By Kim Murphy, Cross Posted from Los Angeles Times
Out in these windy stretches of cottonwood and prairie grass, not far from where Lt. Col. George Armstrong Custer ran into problems at Little Bighorn, a new battle is unfolding over what future energy development in the West will look like.
Here, rancher Wallace McRae and his son, Clint, run cattle on 31,000 acres along Rosebud Creek, land their family has patrolled with horses and tamed with fences for 125 years.
They could probably go on undisturbed for 100 years more if the earth under the pastures weren’t laced with coal. A consortium led by BNSF Railway Co. wants to build a rail line to carry some of that coal to market. Nine miles of it would run through the McRae ranch.
The McRaes and some of their neighbors say the Tongue River Railroad, and a proposed coal mine at Otter Creek, puts southeast Montana and ranchers like them at risk for an energy plan that mainly benefits Asia.
“It’s going to cross our land, wreak havoc with our water, go through our towns,” Clint McRae said recently, sitting in the rustic wood house his father built, its hearth hewn from local stone.

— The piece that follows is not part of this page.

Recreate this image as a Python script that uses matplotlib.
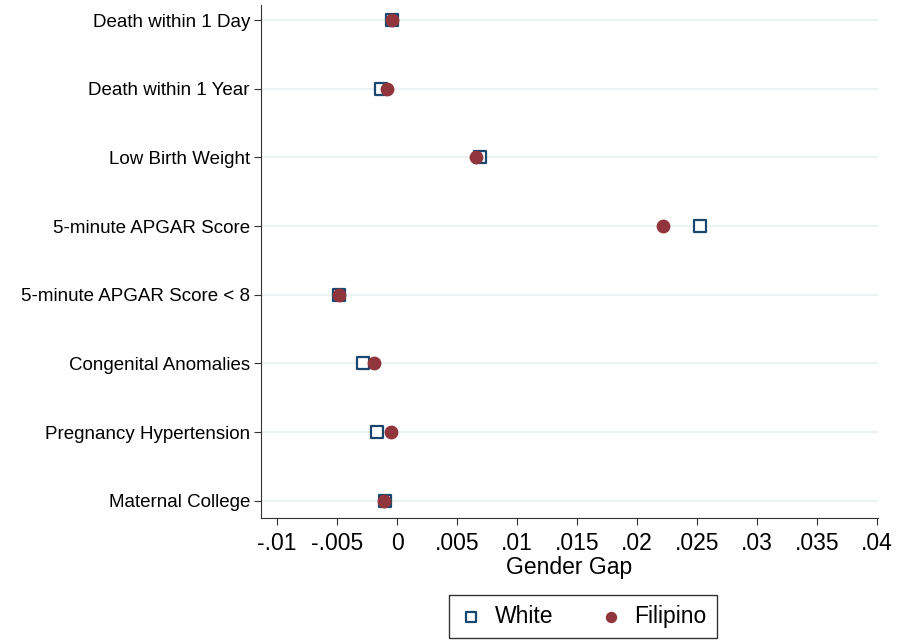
import matplotlib
matplotlib.use("Agg")
import matplotlib.pyplot as plt

categories = ["Death within 1 Day", "Death within 1 Year", "Low Birth Weight",
              "5-minute APGAR Score", "5-minute APGAR Score < 8",
              "Congenital Anomalies", "Pregnancy Hypertension", "Maternal College"]
white = [-0.0004, -0.0013, 0.0069, 0.0253, -0.0048, -0.0028, -0.0017, -0.0010]
filipino = [-0.0004, -0.0008, 0.0066, 0.0222, -0.0048, -0.0019, -0.0005, -0.0011]
xticks = [-0.01, -0.005, 0, 0.005, 0.01, 0.015, 0.02, 0.025, 0.03, 0.035, 0.04]
xticklabels = ["-.01", "-.005", "0", ".005", ".01", ".015", ".02", ".025", ".03", ".035", ".04"]

plt.rcParams['font.family'] = ['Liberation Sans', 'DejaVu Sans']

fig = plt.figure(figsize=(8.99, 6.41), dpi=100)
ax = fig.add_axes([261/899, 1-518/641, (878-261)/899, (518-5)/641])

y = list(range(len(categories)))
for yi in y:
    ax.axhline(yi, color="#eaf2f3", lw=1.5, zorder=0)

ax.scatter(white, y, marker="s", s=70, facecolors="white", edgecolors="#1a476f",
           linewidths=1.6, zorder=3, label="White")
ax.scatter(filipino, y, marker="o", s=80, color="#90353b", zorder=4, label="Filipino")

ax.set_ylim(7.25, -0.22)
ax.set_xlim(-0.01134, 0.0401)
ax.set_yticks(y)
ax.set_yticklabels(categories, fontsize=13.5)
ax.set_xticks(xticks)
ax.set_xticklabels(xticklabels, fontsize=16.5)
ax.set_xlabel("Gender Gap", fontsize=16.5, labelpad=1)
ax.spines["top"].set_visible(False)
ax.spines["right"].set_visible(False)
ax.spines["left"].set_color("#333333")
ax.spines["bottom"].set_color("#333333")
ax.tick_params(axis="y", direction="out", length=5, color="#333333", pad=3)
ax.tick_params(axis="x", direction="out", length=5, color="#333333", pad=5)

leg = fig.legend(loc="center", bbox_to_anchor=(583/899, 1-616.5/641), ncol=2,
                 fontsize=16.5, frameon=True, fancybox=False, edgecolor="black",
                 handletextpad=0.55, columnspacing=2.0, borderpad=0.45,
                 borderaxespad=0, handlelength=1.0, markerscale=0.8)
leg.get_frame().set_linewidth(1.0)

fig.savefig("out.png", dpi=100, facecolor="white")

The Montana ranchers are in the minority. For many others, coal has been one of the few good things to come out of a region so barren it sent many early homesteaders fleeing to greener lands farther west.
The Powder River Basin in Montana and Wyoming already is producing 42% of the nation’s coal, and with diminishing U.S. markets, producers are mounting a push to serve booming Asian industrial centers. Authorities are reviewing permits for four coal export terminals in Washington and Oregon that would ship up to 150 million tons of coal a year — including coal from Otter Creek — across the Pacific.
The issue has quickly become the hottest environmental debate in the Pacific Northwest. Nearly 9,000 people showed up at recent hearings on the export terminal proposed near Bellingham, Wash. More than 14,000 comments were collected, pitting those hoping for a new U.S. energy bonanza against citizens concerned about coal dust pollution and increased rail traffic.
Since the 1970s, coal has earned Montana $2.6 billion in tax revenues, and the Otter Creek Mine would bring more, along with 2,000 construction jobs and 350 mining jobs.
Those facts count to the McRaes’ non-ranching neighbors in Colstrip, where a 2,094-megawatt power plant burns coal from another nearby mine — and where the Tongue River Railroad would join the existing railroad line.
“Otter Creek is probably the biggest development opportunity our state will see in our lifetime,” said Jim Atchison, director of Southeastern Montana Development, an economic promotion group. “So even though people may be complaining about coal development and how dirty rotten bad it is, it pays a lot of bills in the state of Montana.”
The McRaes contend that the biggest costs are the ones you can’t see — the underwater aquifers that already have been polluted with coal ash.
“We have 16 springs on this ranch, and every single one of them comes out of a coal seam,” said the elder McRae, 78. “Now, they call us radical environmentalists because we want the laws enforced.”
The 42-mile-long Tongue River Railroad, they said, would bring its own problems. Seven trains a day would disrupt their cattle operations and impede efforts to fight rangeland fires
“They will cut off our cattle from water — it’s like a concrete wall,” said Clint McRae, 50. “And if we don’t fence it off, we’re going to have cattle just wiped out by trains.”
The McRaes these days tell neighbors in Colstrip it’s not just the future they need to think about; look what’s already happened to the past. A widely known cowboy poet, the elder McRae penned a verseabout landmarks that disappeared when the coal men came in. “Nobody knows, or nobody cares, about things of intrinsic worth,” he wrote.
Colstrip Mayor Rose Hanser counters that coal helped make southeast Montana a habitable place.
“We probably have two or less people per square mile in this part of the country. So when you’re providing jobs for hundreds of people in a state that has less than a million residents, you are impacting the economy of an entire state,” she said.
There has been some pollution, she said, “but the trade-offs are incredible. You have a better education system, you have better infrastructure, better recreation and activities.”
Lately, the McRaes have found new allies as plans for the coal export terminals raise the prospect of a large number of coal trains running through places such as the Columbia River Gorge and the Seattle waterfront.